Explore the basics of cybersecurity in the Digital-Safety-Annex Challenge on Hack The Box. This very-easy-level Challenge introduces encryption reversal and file handling concepts in a clear and accessible way, perfect for beginners.

https://app.hackthebox.com/challenges/773

Description#

Here at D.S.A we store all your super secret information in a secure vault until you provide us with proof you are who you say you are.

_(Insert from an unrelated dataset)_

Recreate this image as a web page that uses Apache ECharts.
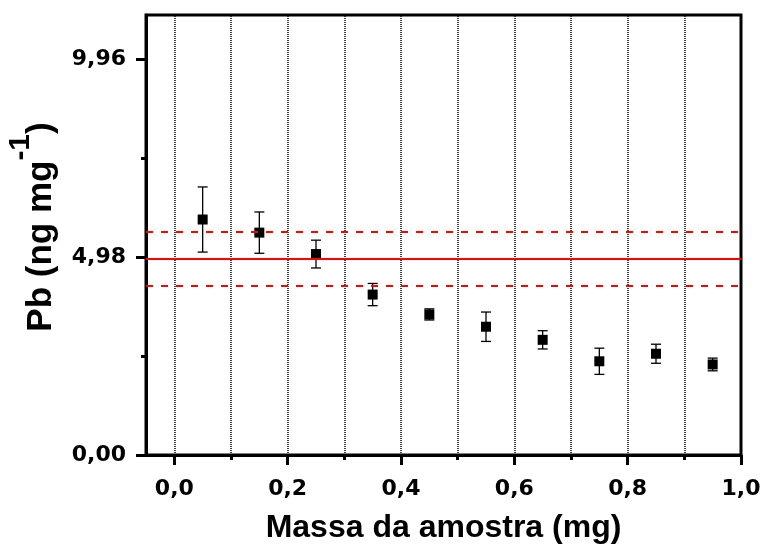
<!DOCTYPE html>
<html>
<head>
<meta charset="utf-8">
<script src="https://cdn.jsdelivr.net/npm/echarts@6/dist/echarts.min.js"></script>
<style>html,body{margin:0;padding:0;background:#fff;}#c{width:760px;height:545px;}</style>
</head>
<body>
<div id="c"></div>
<script>
// ---- data ----
var massX = [0.05, 0.15, 0.25, 0.35, 0.45, 0.55, 0.65, 0.75, 0.85, 0.95];
var pbValues = [5.93, 5.60, 5.06, 4.04, 3.54, 3.23, 2.90, 2.36, 2.55, 2.28];
var pbErrors = [0.82, 0.52, 0.35, 0.28, 0.14, 0.37, 0.23, 0.33, 0.24, 0.16];
var refMean = 4.94;
var refUpper = 5.61;
var refLower = 4.25;
var xMajorTicks = [0.0, 0.2, 0.4, 0.6, 0.8, 1.0];
var xMinorTicks = [0.1, 0.3, 0.5, 0.7, 0.9];
var xGridLines = [0.0, 0.1, 0.2, 0.3, 0.4, 0.5, 0.6, 0.7, 0.8, 0.9];
var yMajorTicks = [0.00, 4.98, 9.96];
var yMinorTicks = [2.49, 7.47];
var xMin = -0.05, xMax = 1.0, yMin = 0, yMax = 11.08;

var chart = echarts.init(document.getElementById('c'), null, {renderer: 'canvas'});
var points = massX.map(function (x, i) { return [x, pbValues[i]]; });
var errData = massX.map(function (x, i) { return [x, pbValues[i] - pbErrors[i], pbValues[i] + pbErrors[i]]; });

function fmt(d) { return function (v) { return Number(v).toFixed(d).replace('.', ','); }; }

var labelFont = {fontFamily: 'DejaVu Sans', fontWeight: 'bold', fontSize: 22, color: '#000'};
var axisLineStyle = {show: true, onZero: false, lineStyle: {color: '#000', width: 3}};

var option = {
  animation: false,
  backgroundColor: '#fff',
  grid: {left: 146, right: 19, top: 15, bottom: 90, show: true, borderColor: '#000', borderWidth: 3,
         backgroundColor: 'transparent', containLabel: false, outerBoundsMode: 'none'},
  xAxis: [{
    type: 'value', min: xMin, max: xMax, position: 'bottom',
    axisLine: axisLineStyle,
    axisTick: {show: true, customValues: xMajorTicks, length: 10, inside: false, lineStyle: {color: '#000', width: 3}},
    axisLabel: Object.assign({show: true, customValues: xMajorTicks, formatter: fmt(1), margin: 23}, labelFont),
    splitLine: {show: false},
    name: 'Massa da amostra (mg)', nameLocation: 'middle', nameGap: 57,
    nameTextStyle: {fontFamily: 'Liberation Sans', fontWeight: 'bold', fontSize: 32, color: '#000'}
  }, {
    type: 'value', min: xMin, max: xMax, position: 'bottom',
    axisLine: {show: false, onZero: false},
    axisTick: {show: true, customValues: xMinorTicks, length: 5, inside: false, lineStyle: {color: '#000', width: 3}},
    axisLabel: {show: false},
    splitLine: {show: false}
  }],
  yAxis: [{
    type: 'value', min: yMin, max: yMax, position: 'left',
    axisLine: axisLineStyle,
    axisTick: {show: true, customValues: yMajorTicks, length: 10, inside: false, lineStyle: {color: '#000', width: 3}},
    axisLabel: Object.assign({show: true, customValues: yMajorTicks, formatter: fmt(2), margin: 20}, labelFont),
    splitLine: {show: false},
    name: '{t|Pb (ng mg}{s|-1}{t|)}', nameLocation: 'middle', nameGap: 70, nameRotate: 90,
    nameTextStyle: {
      padding: [0, 0, 0, 16],
      rich: {
        t: {fontFamily: 'Liberation Sans', fontWeight: 'bold', fontSize: 35, color: '#000', lineHeight: 70},
        s: {fontFamily: 'Liberation Sans', fontWeight: 'bold', fontSize: 30, color: '#000', lineHeight: 30, verticalAlign: 'top'}
      }
    }
  }, {
    type: 'value', min: yMin, max: yMax, position: 'left',
    axisLine: {show: false, onZero: false},
    axisTick: {show: true, customValues: yMinorTicks, length: 5, inside: false, lineStyle: {color: '#000', width: 3}},
    axisLabel: {show: false},
    splitLine: {show: false}
  }],
  series: [{
    name: 'grid', type: 'line', data: [], xAxisIndex: 0, yAxisIndex: 0,
    markLine: {
      silent: true, symbol: ['none', 'none'], label: {show: false},
      lineStyle: {color: '#111', width: 1.6, type: [1, 1]},
      data: xGridLines.map(function (v) { return {xAxis: v}; })
    }
  }, {
    name: 'ref', type: 'line', data: [], xAxisIndex: 0, yAxisIndex: 0,
    markLine: {
      silent: true, symbol: ['none', 'none'], label: {show: false},
      data: [
        {yAxis: refMean, lineStyle: {color: '#ff0000', width: 2, type: 'solid'}},
        {yAxis: refUpper, lineStyle: {color: '#ff0000', width: 2, type: [7, 8]}},
        {yAxis: refLower, lineStyle: {color: '#ff0000', width: 2, type: [7, 8]}}
      ]
    }
  }, {
    name: 'err', type: 'custom', xAxisIndex: 0, yAxisIndex: 0, data: errData,
    renderItem: function (params, api) {
      var x = api.value(0);
      var lo = api.coord([x, api.value(1)]);
      var hi = api.coord([x, api.value(2)]);
      var hw = 5;
      var st = {stroke: '#000', lineWidth: 1.3};
      return {type: 'group', children: [
        {type: 'line', shape: {x1: lo[0], y1: lo[1], x2: hi[0], y2: hi[1]}, style: st},
        {type: 'line', shape: {x1: lo[0] - hw, y1: lo[1], x2: lo[0] + hw, y2: lo[1]}, style: st},
        {type: 'line', shape: {x1: hi[0] - hw, y1: hi[1], x2: hi[0] + hw, y2: hi[1]}, style: st}
      ]};
    },
    z: 3
  }, {
    name: 'Pb', type: 'scatter', xAxisIndex: 0, yAxisIndex: 0, data: points,
    symbol: 'rect', symbolSize: 10, itemStyle: {color: '#000', opacity: 1}, z: 4
  }]
};
chart.setOption(option);
</script>
</body>
</html>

We even use SHA256 instead of the weak SHA1! We are so confident, we invite all who wish to show us otherwise!

Exploitation#

#!/usr/bin/env python3
from multiprocessing import Pool, cpu_count
import sys, time, gmpy2
from pwn import *

def check_k_range(args):
    start, end, g, p, q, r = args
    for k in range(start, end):
        if k % 2000 == 0:
            print(f"Trying k = {k}")
        if pow(g, k, p) % q == r:
            return k
    return None

def find_k(g, p, q, r):
    cores = cpu_count()
    start = 65500
    end = 10**6
    chunk_size = (end - start) // cores
    ranges = []
    for i in range(cores):
        chunk_start = start + (i * chunk_size)
        chunk_end = chunk_start + chunk_size if i < cores - 1 else end
        ranges.append((chunk_start, chunk_end, g, p, q, r))
    with Pool(cores) as pool:
        results = pool.map(check_k_range, ranges)
    for result in results:
        if result is not None:
            return result
    return None

def exploit(target):
    ip, port = target.split(':')
    port = int(port)
    context.log_level = 'debug'
    io = remote(ip, port)
    io.recvuntil(b'>')
    io.sendline(b'4')
    buf = io.recvuntil(b'[+] Test user log (y/n) : ')
    p = int(buf.decode().split('\n')[6].split(' = ')[1])
    q = int(buf.decode().split('\n')[7].split(' = ')[1])
    g = int(buf.decode().split('\n')[8].split(' = ')[1])
    io.sendline(b'y')
    io.recvuntil(b'Enter your password : ')
    io.sendline(b'5up3r_53cur3_P45sw0r6')
    buf = io.recvuntil(b'>')
    r = int(buf.decode().split('\n')[1].split('((')[6].split(',')[0])
    s = int(buf.decode().split('\n')[1].split('((')[6].split(',')[1][1:-1])
    h = int(buf.decode().split('\n')[1].split('((')[6].split(',')[2].split(')]')[0].split("'")[1], 16)
    print(f"Starting k search using {cpu_count()} cores...")
    kx = find_k(g, p, q, r)
    if not kx:
        print("Failed to find k value")
        return
    print(f"Found k = {kx}")
    io.sendline(b'3')
    io.recvuntil(b'Please enter the username who stored the message : ')
    io.sendline(b'ElGamalSux')
    io.recvuntil(b'Please enter the message\'s request id: ')
    io.sendline(b'3')
    io.recvuntil(b'Please enter the message\'s nonce value : ')
    io.sendline(str(kx).encode())
    io.recvuntil(b'[+] Please enter the private key: ')
    pri = ((kx * s - h) * gmpy2.invert(r, q)) % q
    io.sendline(str(pri).encode())
    response = io.recvall().decode()
    print(response)

if __name__ == "__main__":
    if len(sys.argv) != 2:
        print(f"Usage: {sys.argv[0]} <ip:port>")
        sys.exit(1)
    target = sys.argv[1]
    exploit(target)

Summary#

The Digital-Safety-Annex challenge on Hack The Box is a Very Easy cryptographic challenge. It involves exploiting a weakness in an ElGamal encryption system using SHA256. The task is to find the value k by brute-forcing it across multiple CPU cores, which is then used to bypass authentication and retrieve the flag. It’s a great exercise for beginners to practice cryptography and parallel processing techniques.